If a guy gets question papers / choices for every activity, right from choosing dinner menu he is sure to go cranky soon! :der:
 

Decision making!

A lady told her friend that she takes small decisions whereas her husband takes all big decisions.

The friend was surprised and asked how! Then she replied, 'I take small decisions like in which school the kid has to join,

which flat and car to buy, which places to visit during vacation and so on...... Hubby decides bigger ones like which party

to vote to power, how to improve economy of our country and so on.....' :thumb:
 

Dear Renu,

If a guy gets question papers / choices for every activity, right from choosing dinner menu he is sure to go cranky soon! :der:


Dear RR ji,

One has to have disclaimers..so that one wont be blamed if anything goes wrong.

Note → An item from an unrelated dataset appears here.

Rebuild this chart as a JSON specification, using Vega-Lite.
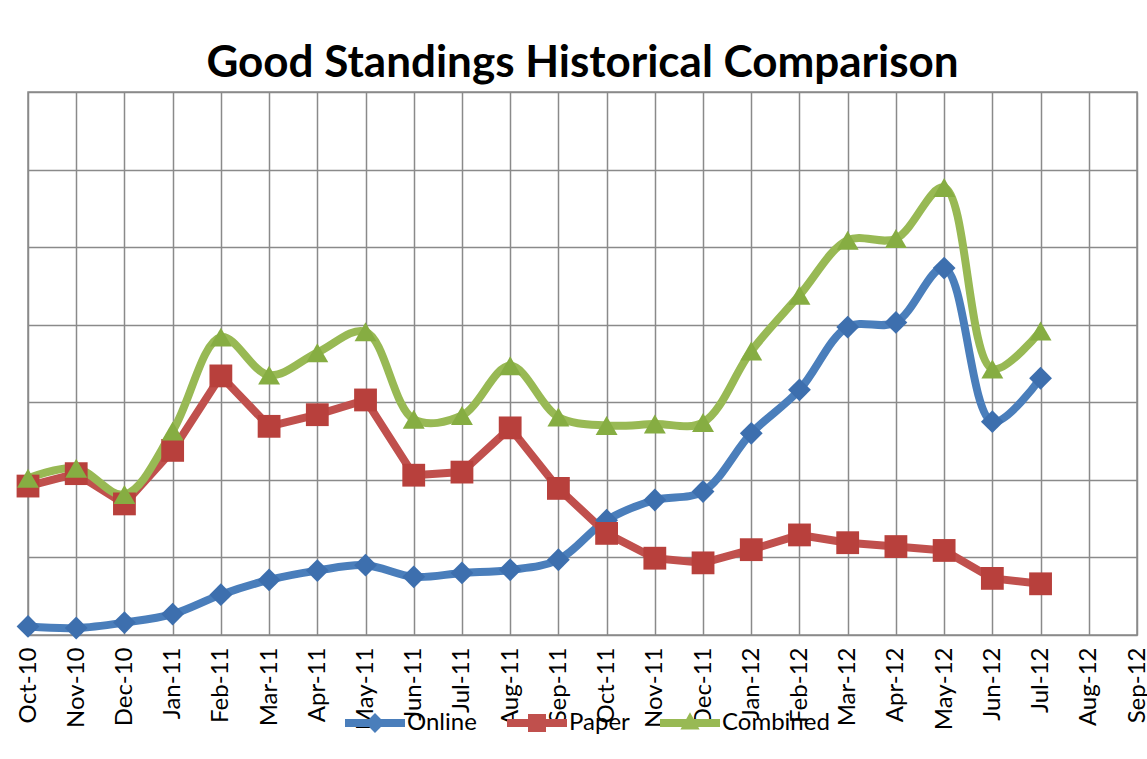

I remember once me and my husband parked our car in a parking lot and then when we were taking out the car ..my husband reversed the car to take it out of the parking lot and then I told him..since the lot in front of us is vacant..we do not have to reverse the car and just drive the car forwards.

He said good idea and drove the car forwards but both of us never realized that there was a medium height raised divider in between the lots and the car tyre got stuck to it and could not move and the impact caused the bonnet of the car to even come up a little!

The security guards had to help us lift the car to be able to drive away.

I got proper scolding for suggesting that we drive forwards instead of reversing the car.

After that day when ever my husband saw any empty parking spot in front of our car and even if it did not have a divider..I would still get some reminding me about the incident stares from him even after 10 years after that incident.

After that I do no dare make any decision or suggestion!LOL

Lesson learnt: Never mess with a man and his car!